The Aberdare range is traditionally Kikuyu land, known originally as Nyandarura the name for a traditional rack for drying animals skins and hides, which the spine of the range resembles. The Kikuyu have long used these fertile slopes as farmland. For more details on Kikuyu Culture, go to Mountains and visit the Cultural Safari under Mt Kenya.
The current name was given by British Explorer Joseph Thompson in 1884, to honour of Lord Aberdare then President of the Royal Geographic Society. Thompson was a prodigious bestower of names, particularly his own. He is responsible for the Thompson's Gazelle, and in the foothills of the Aberdares, the local landmark of Thompson's Falls can also be found.
These falls, just outside Nyahururu are popular with Nairobi day trippers and travellers on transit to points North. The lodge overlooking the falls is a pleasant, old fashioned hotel, and is the perfect place to stop for a tea or coffee break.

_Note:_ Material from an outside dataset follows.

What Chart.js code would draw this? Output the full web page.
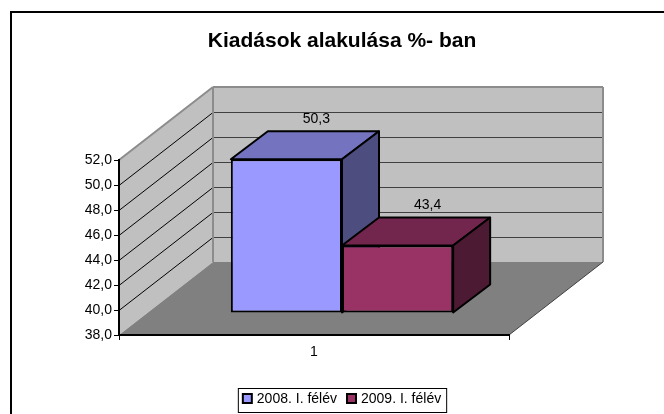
<!DOCTYPE html>
<html>
<head>
<meta charset="utf-8">
<script src="https://cdn.jsdelivr.net/npm/chart.js@4.4.1/dist/chart.umd.min.js"></script>
<style>
  html, body { margin: 0; padding: 0; background: #fff; overflow: hidden; }
  #wrap { width: 664px; height: 414px; }
</style>
</head>
<body>
<div id="wrap"><canvas id="chart"></canvas></div>
<script>
// data
const categories = ['1'];
const seriesNames = ['2008. I. félév', '2009. I. félév'];
const values2008 = [50.3];
const values2009 = [43.4];
const yTicks = [38, 40, 42, 44, 46, 48, 50, 52];
const chartTitle = 'Kiadások alakulása %- ban';

const FONT = "'Liberation Sans', Arial, sans-serif";
const frontColors = ['#9999ff', '#993366'];
const topColors = ['#7373bf', '#73264d'];
const sideColors = ['#4d4d80', '#4d1a33'];

// 3D look: depth of the walls and of the bars
const WALL_DX = 94, WALL_DY = -73;
const BAR_SHIFT_X = 28, BAR_SHIFT_Y = -22;
const BAR_DX = 37, BAR_DY = -28;

const fmt = v => v.toFixed(1).replace('.', ',');

function poly(ctx, pts, fill, stroke, lw) {
  ctx.beginPath();
  ctx.moveTo(pts[0][0], pts[0][1]);
  for (let i = 1; i < pts.length; i++) ctx.lineTo(pts[i][0], pts[i][1]);
  ctx.closePath();
  if (fill) { ctx.fillStyle = fill; ctx.fill(); }
  if (stroke) { ctx.strokeStyle = stroke; ctx.lineWidth = lw || 1; ctx.stroke(); }
}

function line(ctx, x1, y1, x2, y2, color, lw) {
  ctx.beginPath();
  ctx.moveTo(x1, y1);
  ctx.lineTo(x2, y2);
  ctx.strokeStyle = color;
  ctx.lineWidth = lw;
  ctx.stroke();
}

const walls = {
  id: 'walls',
  beforeDraw(chart) {
    const { ctx, chartArea: a, scales: { y } } = chart;
    const L = a.left, R = a.right, T = a.top, B = a.bottom;
    ctx.save();
    ctx.lineJoin = 'round';
    // side wall, back wall, floor
    poly(ctx, [[L, T], [L, B], [L + WALL_DX, B + WALL_DY], [L + WALL_DX, T + WALL_DY]], '#c0c0c0');
    poly(ctx, [[L + WALL_DX, T + WALL_DY], [R + WALL_DX, T + WALL_DY], [R + WALL_DX, B + WALL_DY], [L + WALL_DX, B + WALL_DY]], '#c0c0c0');
    poly(ctx, [[L, B], [R, B], [R + WALL_DX, B + WALL_DY], [L + WALL_DX, B + WALL_DY]], '#808080');
    // gridlines
    yTicks.slice(1, -1).forEach(v => {
      const py = Math.round(y.getPixelForValue(v)) + 0.5;
      line(ctx, L, py, L + WALL_DX, py + WALL_DY, '#000', 1);
      line(ctx, L + WALL_DX, py + WALL_DY, R + WALL_DX, py + WALL_DY, '#404040', 1);
    });
    // wall edges
    const g = '#8c8c8c';
    line(ctx, L, T, L + WALL_DX, T + WALL_DY, g, 2);
    line(ctx, L + WALL_DX, T + WALL_DY, R + WALL_DX, T + WALL_DY, g, 2);
    line(ctx, R + WALL_DX, T + WALL_DY, R + WALL_DX, B + WALL_DY, g, 2);
    line(ctx, L + WALL_DX, T + WALL_DY, L + WALL_DX, B + WALL_DY, g, 2);
    line(ctx, R, B, R + WALL_DX, B + WALL_DY, '#404040', 1);
    ctx.restore();
  }
};

const bars3d = {
  id: 'bars3d',
  // the bars are drawn below, front to back per series, so skip the default pass
  beforeDatasetDraw() {
    return false;
  },
  afterDatasetsDraw(chart) {
    const ctx = chart.ctx;
    ctx.save();
    ctx.translate(BAR_SHIFT_X, BAR_SHIFT_Y);
    ctx.lineJoin = 'round';
    chart.data.datasets.forEach((ds, i) => {
      chart.getDatasetMeta(i).data.forEach(el => {
        const { x, y, base, width } = el.getProps(['x', 'y', 'base', 'width'], true);
        const x1 = x - width / 2, x2 = x + width / 2;
        el.draw(ctx);
        poly(ctx, [[x1, y], [x2, y], [x2 + BAR_DX, y + BAR_DY], [x1 + BAR_DX, y + BAR_DY]], topColors[i], '#000', 2);
        poly(ctx, [[x2, y], [x2 + BAR_DX, y + BAR_DY], [x2 + BAR_DX, base + BAR_DY], [x2, base]], sideColors[i], '#000', 2);
      });
    });
    ctx.restore();
  },
  afterDraw(chart) {
    const ctx = chart.ctx;
    ctx.save();
    // value labels
    ctx.font = '14px ' + FONT;
    ctx.fillStyle = '#000';
    ctx.textAlign = 'center';
    ctx.textBaseline = 'middle';
    chart.data.datasets.forEach((ds, i) => {
      chart.getDatasetMeta(i).data.forEach((el, j) => {
        const { x, y } = el.getProps(['x', 'y'], true);
        ctx.fillText(fmt(ds.data[j]), x + BAR_SHIFT_X + 30, y + BAR_SHIFT_Y + BAR_DY - 12);
      });
    });
    // title
    ctx.font = 'bold 21px ' + FONT;
    ctx.fillText(chartTitle, 342, 41);
    // legend
    ctx.font = '14px ' + FONT;
    ctx.textAlign = 'left';
    const widths = seriesNames.map(s => ctx.measureText(s).width);
    const itemW = widths.map(w => 9 + 5 + w);
    const total = itemW[0] + itemW[1] + 10;
    const bx = 342 - total / 2 - 5, by = 388, bw = total + 10, bh = 24;
    ctx.fillStyle = '#fff';
    ctx.fillRect(bx, by, bw, bh);
    ctx.strokeStyle = '#000';
    ctx.lineWidth = 1;
    ctx.strokeRect(bx + 0.5, by + 0.5, bw, bh);
    let lx = bx + 5;
    seriesNames.forEach((s, i) => {
      ctx.fillStyle = frontColors[i];
      ctx.fillRect(lx, 394, 9, 9);
      ctx.lineWidth = 2;
      ctx.strokeRect(lx, 394, 9, 9);
      ctx.fillStyle = '#000';
      ctx.fillText(s, lx + 14, 399);
      lx += itemW[i] + 10;
    });
    // outer frame (right and bottom sides fall outside the picture)
    ctx.lineWidth = 2;
    ctx.strokeStyle = '#000';
    ctx.beginPath();
    ctx.moveTo(11, 420);
    ctx.lineTo(11, 12);
    ctx.lineTo(670, 12);
    ctx.stroke();
    ctx.restore();
  }
};

new Chart(document.getElementById('chart'), {
  type: 'bar',
  data: {
    labels: categories,
    datasets: [
      { label: seriesNames[0], data: values2008, backgroundColor: frontColors[0] },
      { label: seriesNames[1], data: values2009, backgroundColor: frontColors[1] }
    ]
  },
  options: {
    responsive: true,
    maintainAspectRatio: false,
    animation: false,
    layout: { padding: { left: 20, top: 160, right: 155, bottom: 49 } },
    datasets: {
      bar: {
        base: 38,
        borderColor: '#000',
        borderWidth: 2,
        borderSkipped: false,
        barPercentage: 1,
        categoryPercentage: 0.57,
        clip: false
      }
    },
    plugins: { legend: { display: false }, title: { display: false }, tooltip: { enabled: false } },
    scales: {
      x: {
        afterFit: s => { s.height = 30; },
        grid: { drawOnChartArea: false, tickLength: 5, color: '#000' },
        border: { color: '#000', width: 2 },
        ticks: { color: '#000', font: { family: FONT, size: 14 }, padding: 4 }
      },
      y: {
        min: 38,
        max: 52,
        afterFit: s => { s.width = 99; },
        afterBuildTicks: s => { s.ticks = yTicks.map(v => ({ value: v })); },
        grid: { drawOnChartArea: false, tickLength: 5, color: '#000' },
        border: { color: '#000', width: 2 },
        ticks: { color: '#000', font: { family: FONT, size: 14 }, padding: 2, callback: v => fmt(v) }
      }
    }
  },
  plugins: [walls, bars3d]
});
</script>
</body>
</html>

The colonial town of Nyeri, to the east of the range, was the centre of the Happy Valley settlers, a group of British aristocrats and adventurers who became infamous for their decadent lifestyles and exploits during the 1930's and 40's. The town still has the atmosphere of a sleepy English village, an impression bolstered by the cool air and morning mists.
Just outside of town is the Outspan Hotel, a colonial landmark that has become a place of pilgrimage for the World's scouts. A small cottage in the hotel grounds was the last home of Lord Baden Powell, founder of the scouting movement, and he is now buried outside Nyeri. His home now has a small museum dedicated to his life and memory.
The Outspan is also the base for visitors to Treetops, the safari lodge which also played its own role in British history. Queen Elizabeth was staying here on the night of February 6th 1952 when her father King George IV died. As a result this forest lodge, surrounded by herds of elephant and buffalo, became the place where she officially marked her passage from Princess to Queen.
By contrast, during the struggle for independence from Britain, the forests became of great importance to the Mau Mau freedom fighters who used the forest as a secret base from which to control their operations. The forest proved an ideal cover, allowing them to easily evade capture.
Today the Aberdares are a gazetted National Park, and the surrounding slopes are predominantly Kikuyu farmland.